Scenario 3: Financial Performance Analysis
Organizations often analyze financial performance by combining current revenue data stored in Polaris with expense and budget records in Hive.
- Objective:
Join revenue data from Polaris with budget and expense records in Hive to create a comprehensive view of financial performance. This enables the finance team to monitor profitability and budget utilization in real time. - Solution with Dremio:
Create a gold-layer virtual dataset that joins Polaris revenue data with Hive’s expense records by common dimensions such as “department” or “project code.” The dataset can then be used in reports and dashboards to show key financial metrics like profit margins and budget consumption. - Benefit of Reflections:
Configure an aggregation reflection on the dataset, with dimensions for “department” and “time period,” and measures such as “total revenue” and “total expenses.” This reflection allows for rapid access to precomputed financial metrics, enabling finance teams to monitor KPIs without long query times or heavy resource consumption.

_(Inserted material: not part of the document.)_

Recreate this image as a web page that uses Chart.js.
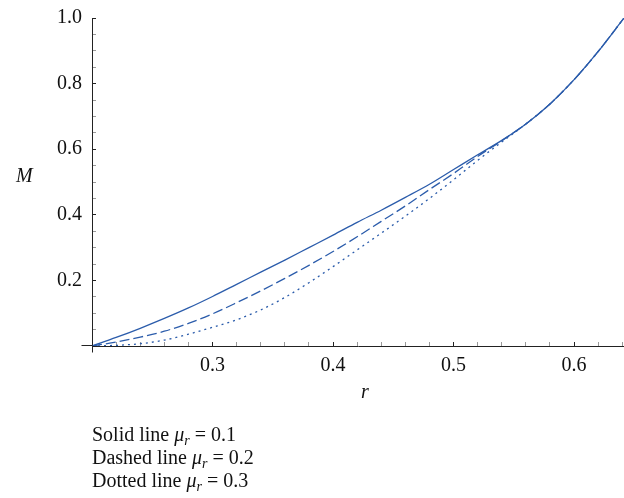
<!DOCTYPE html>
<html>
<head>
<meta charset="utf-8">
<script src="https://cdn.jsdelivr.net/npm/chart.js@4"></script>
<style>
  body { margin: 0; background: #fff; }
  #wrap { position: relative; width: 624px; height: 498px; }
  .lbl { position: absolute; font-family: "Liberation Serif", serif; font-size: 20px; color: #111; }
  .it { font-style: italic; }
  #notes { left: 92px; top: 423px; line-height: 23px; }
  sub { font-size: 14px; vertical-align: -4px; line-height: 0; }
</style>
</head>
<body>
<div id="wrap">
  <canvas id="graph1" width="624" height="498"></canvas>
  <div class="lbl it" style="left:16px; top:164px;">M</div>
  <div class="lbl it" style="left:361px; top:380px;">r</div>
  <div class="lbl" id="notes">
    Solid line <i>μ</i><sub><i>r</i></sub> = 0.1<br>
    Dashed line <i>μ</i><sub><i>r</i></sub> = 0.2<br>
    Dotted line <i>μ</i><sub><i>r</i></sub> = 0.3
  </div>
</div>
<script>
// valores
const rValues = [0.20, 0.22, 0.24, 0.26, 0.28, 0.30, 0.32, 0.34, 0.36, 0.38, 0.40, 0.42,
                 0.44, 0.46, 0.48, 0.50, 0.52, 0.54, 0.56, 0.58, 0.60, 0.62, 0.6414];
const solidM  = [0, 0.026, 0.054, 0.084, 0.116, 0.151, 0.188, 0.225, 0.262, 0.300, 0.338, 0.377,
                 0.414, 0.453, 0.493, 0.538, 0.583, 0.627, 0.677, 0.738, 0.812, 0.898, 1.0];
const dashedM = [0, 0.012, 0.027, 0.045, 0.069, 0.098, 0.132, 0.168, 0.206, 0.246, 0.288, 0.333,
                 0.380, 0.427, 0.477, 0.526, 0.578, 0.626, 0.677, 0.738, 0.812, 0.898, 1.0];
const dottedM = [0, 0.002, 0.007, 0.018, 0.036, 0.057, 0.080, 0.110, 0.148, 0.193, 0.242, 0.293,
                 0.344, 0.396, 0.450, 0.507, 0.566, 0.622, 0.677, 0.738, 0.812, 0.898, 1.0];

const xLabels = [0.3, 0.4, 0.5, 0.6];
const yLabels = [0.2, 0.4, 0.6, 0.8, 1.0];

const blue = '#2b5cab';
const serif = { family: 'Liberation Serif', size: 20 };

function pts(ys) {
    return rValues.map((r, i) => ({x: r, y: ys[i]}));
}
function isLabel(list, v) {
    return list.some(l => Math.abs(l - v) < 1e-6);
}

// prolonga os eixos um pouco alem da origem
const axisCross = {
    id: 'axisCross',
    afterDraw(chart) {
        const {ctx, scales: {x, y}} = chart;
        const x0 = Math.round(x.getPixelForValue(0.2)) + 0.5;
        const y0 = Math.round(y.getPixelForValue(0)) - 0.5;
        ctx.save();
        ctx.strokeStyle = '#222';
        ctx.lineWidth = 1;
        ctx.beginPath();
        ctx.moveTo(x0 - 11, y0);
        ctx.lineTo(x0, y0);
        ctx.moveTo(x0, y0);
        ctx.lineTo(x0, y0 + 7);
        ctx.stroke();
        ctx.restore();
    }
};

const config = {
    type: 'line',
    data: {
        datasets: [
            {label: 'Solid', data: pts(solidM), borderColor: blue, borderWidth: 1.3},
            {label: 'Dashed', data: pts(dashedM), borderColor: blue, borderWidth: 1.3, borderDash: [10, 4]},
            {label: 'Dotted', data: pts(dottedM), borderColor: blue, borderWidth: 1.3, borderDash: [2, 4]},
        ]
    },
    options: {
        responsive: false,
        animation: false,
        layout: { padding: { top: 18, right: 0, left: 0, bottom: 0 } },
        elements: {
            point: { radius: 0 },
            line: { cubicInterpolationMode: 'monotone', fill: false }
        },
        scales: {
            x: {
                type: 'linear',
                min: 0.2,
                max: 0.6414,
                border: { display: true, color: '#222', width: 1 },
                grid: {
                    drawOnChartArea: false,
                    drawTicks: true,
                    tickLength: -4,
                    tickColor: ctx => isLabel(xLabels, ctx.tick.value) ? '#222' : '#999'
                },
                ticks: {
                    stepSize: 0.02,
                    includeBounds: false,
                    autoSkip: false,
                    maxRotation: 0,
                    padding: 12,
                    color: '#111',
                    font: serif,
                    callback: v => isLabel(xLabels, v) ? v.toFixed(1) : ''
                },
                afterFit: s => { s.height = 152; s.paddingLeft = 0; s.paddingRight = 0; }
            },
            y: {
                min: 0,
                max: 1.0,
                border: { display: true, color: '#222', width: 1 },
                grid: {
                    drawOnChartArea: false,
                    drawTicks: true,
                    tickLength: -4,
                    tickColor: ctx => isLabel(yLabels, ctx.tick.value) ? '#222' : '#999'
                },
                ticks: {
                    stepSize: 0.05,
                    includeBounds: false,
                    autoSkip: false,
                    padding: 14,
                    color: '#111',
                    font: serif,
                    callback: v => isLabel(yLabels, v) ? v.toFixed(1) : ''
                },
                afterFit: s => { s.width = 92; s.paddingTop = 0; s.paddingBottom = 0; }
            }
        },
        plugins: {
            legend: { display: false },
            tooltip: { enabled: false }
        }
    },
    plugins: [axisCross]
};

const chart = new Chart(document.getElementById('graph1'), config);
</script>
</body>
</html>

These scenarios highlight the value of Dremio’s virtual datasets and reflections for cross-environment analytics. By joining Polaris and Hive/HDFS data, Dremio enables companies to extract valuable insights from both cloud and on-premises data sources. These insights support timely, data-driven decisions across departments, from marketing and operations to finance and strategy.
Conclusion
Integrating Polaris Catalog Iceberg tables with on-premises Hive/HDFS data in Dremio unlocks the potential of hybrid data environments. By enabling seamless access and querying of both cloud-based Iceberg tables and on-prem data, Dremio empowers organizations to bring together valuable historical and real-time data for comprehensive analytics without costly data migrations or complex data engineering.
In summary, Dremio’s platform bridges the cloud and on-prem data divide, providing a unified, high-performance solution for hybrid data analytics. By combining the strengths of Polaris and Hive/HDFS in a single environment, organizations can gain a deeper understanding of their data, drive operational efficiencies, and deliver real-time insights that support strategic growth.